## Data lines
** begin **

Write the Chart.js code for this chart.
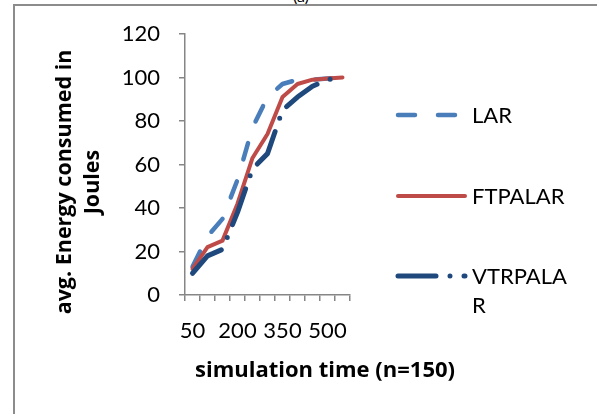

** end **
** begin **

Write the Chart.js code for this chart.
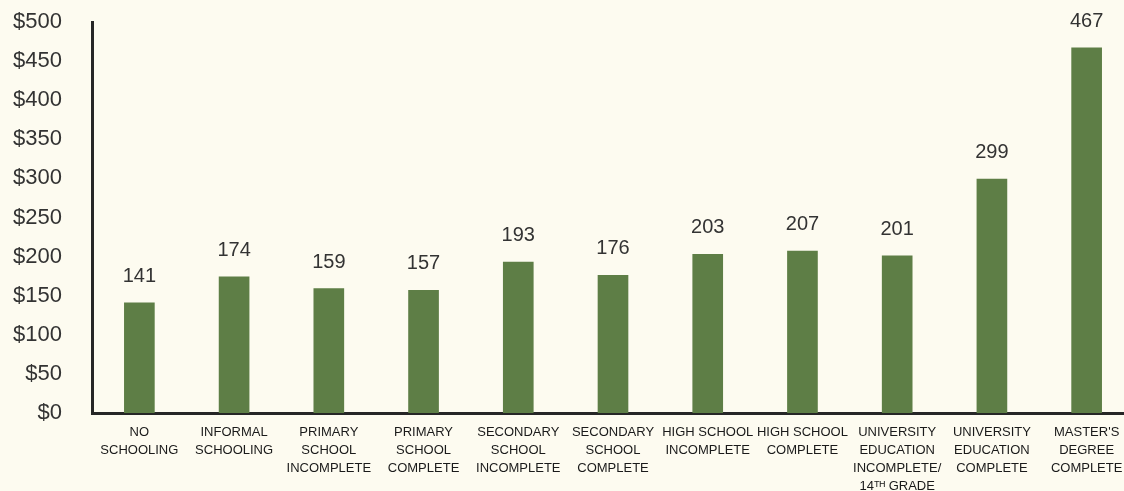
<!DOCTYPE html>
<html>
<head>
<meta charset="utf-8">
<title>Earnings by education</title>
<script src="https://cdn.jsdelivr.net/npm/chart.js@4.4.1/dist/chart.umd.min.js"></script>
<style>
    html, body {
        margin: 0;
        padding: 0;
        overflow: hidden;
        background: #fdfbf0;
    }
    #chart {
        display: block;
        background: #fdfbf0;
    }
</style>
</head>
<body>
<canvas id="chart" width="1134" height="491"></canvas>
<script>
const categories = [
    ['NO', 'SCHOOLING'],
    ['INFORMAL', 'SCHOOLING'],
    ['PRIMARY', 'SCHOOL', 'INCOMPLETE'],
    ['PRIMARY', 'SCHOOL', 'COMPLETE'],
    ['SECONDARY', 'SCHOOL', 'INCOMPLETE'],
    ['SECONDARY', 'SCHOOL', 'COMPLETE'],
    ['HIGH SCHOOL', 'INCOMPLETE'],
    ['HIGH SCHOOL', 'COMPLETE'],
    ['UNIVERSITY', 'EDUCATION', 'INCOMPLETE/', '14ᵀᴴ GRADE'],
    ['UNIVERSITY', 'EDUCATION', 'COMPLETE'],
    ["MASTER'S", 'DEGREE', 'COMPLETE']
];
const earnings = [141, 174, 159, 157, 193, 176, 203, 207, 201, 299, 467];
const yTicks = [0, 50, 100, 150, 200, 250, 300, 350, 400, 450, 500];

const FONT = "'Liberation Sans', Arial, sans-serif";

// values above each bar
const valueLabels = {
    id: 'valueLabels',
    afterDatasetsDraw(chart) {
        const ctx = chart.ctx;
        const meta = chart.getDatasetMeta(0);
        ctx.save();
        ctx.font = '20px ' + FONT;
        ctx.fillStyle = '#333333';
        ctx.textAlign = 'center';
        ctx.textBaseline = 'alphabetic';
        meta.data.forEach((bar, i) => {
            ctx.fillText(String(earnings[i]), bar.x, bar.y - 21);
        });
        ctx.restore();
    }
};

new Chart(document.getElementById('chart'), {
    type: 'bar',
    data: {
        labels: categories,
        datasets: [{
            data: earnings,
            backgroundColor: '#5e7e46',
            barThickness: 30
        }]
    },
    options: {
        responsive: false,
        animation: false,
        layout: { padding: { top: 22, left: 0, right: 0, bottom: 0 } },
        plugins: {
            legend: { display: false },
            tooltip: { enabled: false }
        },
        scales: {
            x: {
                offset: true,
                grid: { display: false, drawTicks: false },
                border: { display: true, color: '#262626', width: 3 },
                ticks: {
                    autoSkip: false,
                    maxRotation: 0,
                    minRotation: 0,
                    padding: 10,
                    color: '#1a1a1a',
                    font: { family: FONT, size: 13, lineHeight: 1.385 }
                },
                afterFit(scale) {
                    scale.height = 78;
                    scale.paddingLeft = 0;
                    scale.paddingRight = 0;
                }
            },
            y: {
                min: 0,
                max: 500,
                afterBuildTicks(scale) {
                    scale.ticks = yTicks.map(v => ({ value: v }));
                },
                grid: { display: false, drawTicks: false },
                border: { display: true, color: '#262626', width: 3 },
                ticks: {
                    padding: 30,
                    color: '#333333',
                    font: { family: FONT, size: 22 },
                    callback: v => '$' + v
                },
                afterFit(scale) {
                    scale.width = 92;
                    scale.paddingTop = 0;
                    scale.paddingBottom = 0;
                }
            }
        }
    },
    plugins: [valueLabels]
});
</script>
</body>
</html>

** end **
** begin **

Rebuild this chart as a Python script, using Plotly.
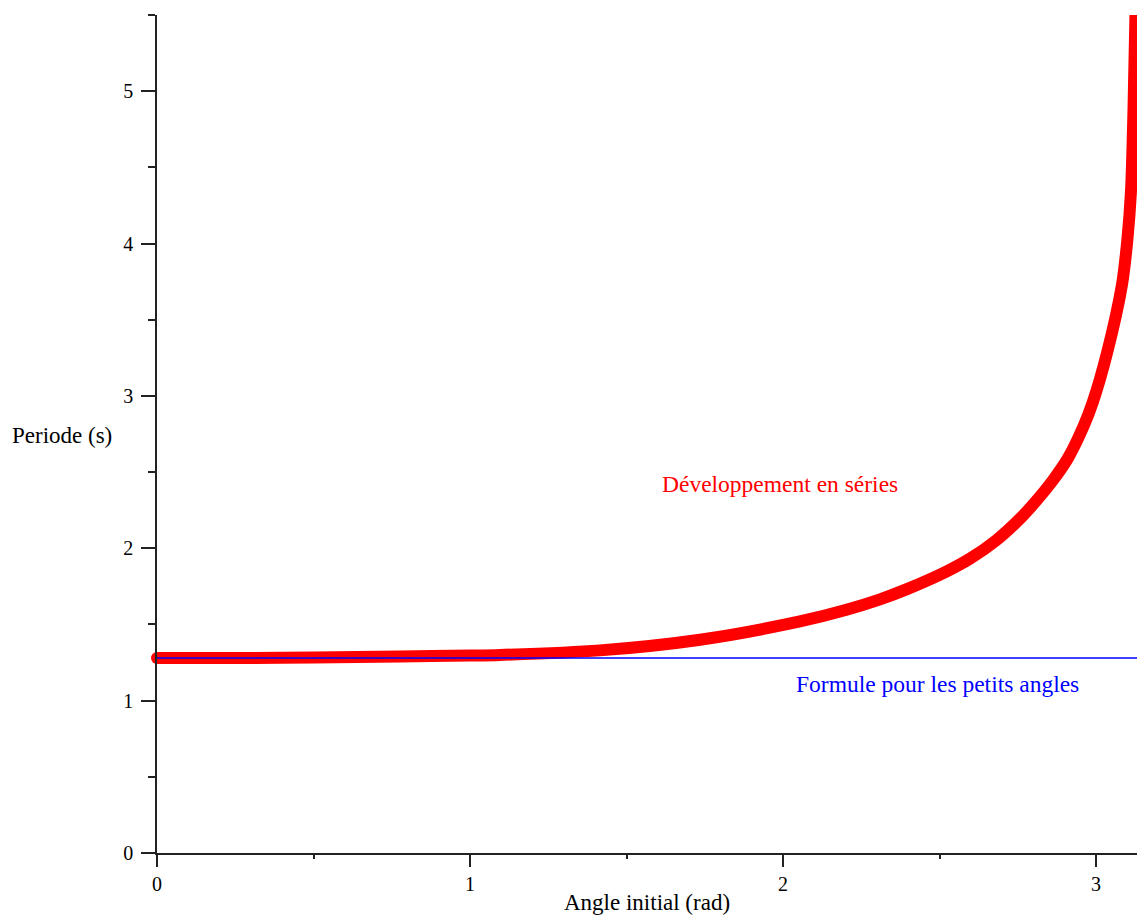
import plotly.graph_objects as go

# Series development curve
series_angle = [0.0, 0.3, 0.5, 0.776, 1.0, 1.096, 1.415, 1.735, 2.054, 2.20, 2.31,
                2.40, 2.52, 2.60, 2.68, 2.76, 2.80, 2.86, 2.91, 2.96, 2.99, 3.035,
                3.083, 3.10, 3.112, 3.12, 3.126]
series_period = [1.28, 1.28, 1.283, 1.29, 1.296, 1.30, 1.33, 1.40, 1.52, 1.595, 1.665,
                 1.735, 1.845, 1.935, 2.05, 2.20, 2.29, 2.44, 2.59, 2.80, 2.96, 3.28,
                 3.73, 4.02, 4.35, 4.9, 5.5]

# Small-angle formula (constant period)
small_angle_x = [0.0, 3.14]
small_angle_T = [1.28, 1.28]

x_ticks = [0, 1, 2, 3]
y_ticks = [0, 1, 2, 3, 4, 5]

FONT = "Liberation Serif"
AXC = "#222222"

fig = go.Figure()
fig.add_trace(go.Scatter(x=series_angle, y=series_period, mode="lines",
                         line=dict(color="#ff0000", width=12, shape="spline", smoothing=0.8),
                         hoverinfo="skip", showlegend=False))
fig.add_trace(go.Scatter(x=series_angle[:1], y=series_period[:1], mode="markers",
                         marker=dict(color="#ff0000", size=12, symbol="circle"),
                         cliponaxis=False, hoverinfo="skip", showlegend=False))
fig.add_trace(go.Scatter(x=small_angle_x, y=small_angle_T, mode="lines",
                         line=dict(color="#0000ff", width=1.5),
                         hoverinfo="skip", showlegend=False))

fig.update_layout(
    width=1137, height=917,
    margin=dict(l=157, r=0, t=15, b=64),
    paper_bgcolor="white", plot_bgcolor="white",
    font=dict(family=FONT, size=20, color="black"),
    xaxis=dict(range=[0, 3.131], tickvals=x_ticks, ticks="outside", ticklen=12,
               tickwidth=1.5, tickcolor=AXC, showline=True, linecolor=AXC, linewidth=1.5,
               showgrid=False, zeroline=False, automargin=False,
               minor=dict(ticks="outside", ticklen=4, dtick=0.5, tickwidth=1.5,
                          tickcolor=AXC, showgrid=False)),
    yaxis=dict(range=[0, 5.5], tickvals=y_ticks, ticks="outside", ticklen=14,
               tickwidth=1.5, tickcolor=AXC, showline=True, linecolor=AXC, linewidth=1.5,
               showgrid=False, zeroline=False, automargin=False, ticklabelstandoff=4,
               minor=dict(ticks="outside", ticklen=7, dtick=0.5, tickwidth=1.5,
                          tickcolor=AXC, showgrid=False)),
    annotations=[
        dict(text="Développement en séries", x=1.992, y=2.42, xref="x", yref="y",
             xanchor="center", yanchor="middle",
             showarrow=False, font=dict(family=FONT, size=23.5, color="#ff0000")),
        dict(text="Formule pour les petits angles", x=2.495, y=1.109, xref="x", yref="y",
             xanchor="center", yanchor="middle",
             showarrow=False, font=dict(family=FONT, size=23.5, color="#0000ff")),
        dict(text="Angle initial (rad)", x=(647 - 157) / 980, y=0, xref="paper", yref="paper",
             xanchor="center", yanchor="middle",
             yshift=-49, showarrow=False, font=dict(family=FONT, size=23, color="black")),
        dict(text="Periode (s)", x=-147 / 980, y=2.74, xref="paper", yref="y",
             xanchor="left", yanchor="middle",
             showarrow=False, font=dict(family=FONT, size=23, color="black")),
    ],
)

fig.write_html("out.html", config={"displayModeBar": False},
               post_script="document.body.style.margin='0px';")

** end **

## Task goal
Among the records above, locate the line containing "Rebuild this chart" and the line containing "y_ticks = [0, 1, 2, 3, 4, 5]", then transcribe exactly the lines starting at the first and ending at the second, with no pictures.

## Correct answer
Rebuild this chart as a Python script, using Plotly.
import plotly.graph_objects as go

# Series development curve
series_angle = [0.0, 0.3, 0.5, 0.776, 1.0, 1.096, 1.415, 1.735, 2.054, 2.20, 2.31,
                2.40, 2.52, 2.60, 2.68, 2.76, 2.80, 2.86, 2.91, 2.96, 2.99, 3.035,
                3.083, 3.10, 3.112, 3.12, 3.126]
series_period = [1.28, 1.28, 1.283, 1.29, 1.296, 1.30, 1.33, 1.40, 1.52, 1.595, 1.665,
                 1.735, 1.845, 1.935, 2.05, 2.20, 2.29, 2.44, 2.59, 2.80, 2.96, 3.28,
                 3.73, 4.02, 4.35, 4.9, 5.5]

# Small-angle formula (constant period)
small_angle_x = [0.0, 3.14]
small_angle_T = [1.28, 1.28]

x_ticks = [0, 1, 2, 3]
y_ticks = [0, 1, 2, 3, 4, 5]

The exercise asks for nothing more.